Le neuroscienze ce lo dicono con chiarezza: quando un bambino è sotto stress, spaventato, giudicato o umiliato, il suo cervello entra in "allarme". La parte razionale — quella che dovrebbe riflettere su cosa è giusto — si disattiva. Resta solo la reazione istintiva. E così, anziché imparare qualcosa, il bambino si chiude, o si difende, o si ribella.
Daniel Siegel lo spiega bene: quando puniamo un bambino, si attiva il sistema nervoso simpatico, quello deputato alle risposte di attacco o fuga. In quello stato il cervello superiore, e in particolare la corteccia prefrontale — dove risiedono le funzioni come l’autoregolazione, la riflessione, l’empatia — non si attiva. Quindi, nessun apprendimento reale è possibile in assenza di una relazione sicura e regolante.
Allora che fare quando rompe una regola?
Trasforma la regola infranta in un'occasione di apprendimento.
Hai disegnato sul muro? Puliamo insieme.
Hai spinto un altro bambino? Andiamo a chiedergli scusa.
Hai rovesciato l'acqua? Puoi scegliere se asciugare con la spugna o con lo straccio.

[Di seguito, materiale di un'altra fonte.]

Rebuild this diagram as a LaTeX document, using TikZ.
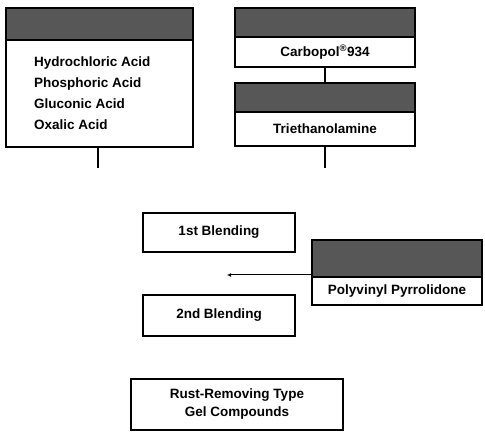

Dare alternative, coinvolgere, nominare le emozioni, spiegare le conseguenze: questo è educare.
Evitiamo anche i ricatti ("Se non fai questo, niente TV!"): funzionano nel breve, ma minano la fiducia e spostano la motivazione dall'interno all'esterno. Il messaggio diventa: "Valgo se mi comporto come vuoi tu." Ma un bambino ha bisogno di valere sempre, anche quando sbaglia.
Una regola è una dichiarazione di fiducia
Quando dici a tuo figlio: "So che puoi farcela a rispettare questo limite", gli stai dicendo: mi fido di te. E lui imparerà, piano piano, a fidarsi di sé e degli altri. Una regola stabile, coerente, significativa, è un atto di cura. Un atto di amore. E un modo potente per costruire legami affidabili.
✈️ Ti sei mai chiesto quali regole oggi ti guidano come adulto e da dove arrivano?
✈️ Quali limiti dai ai tuoi figli perché credi davvero che siano fondamentali per crescere?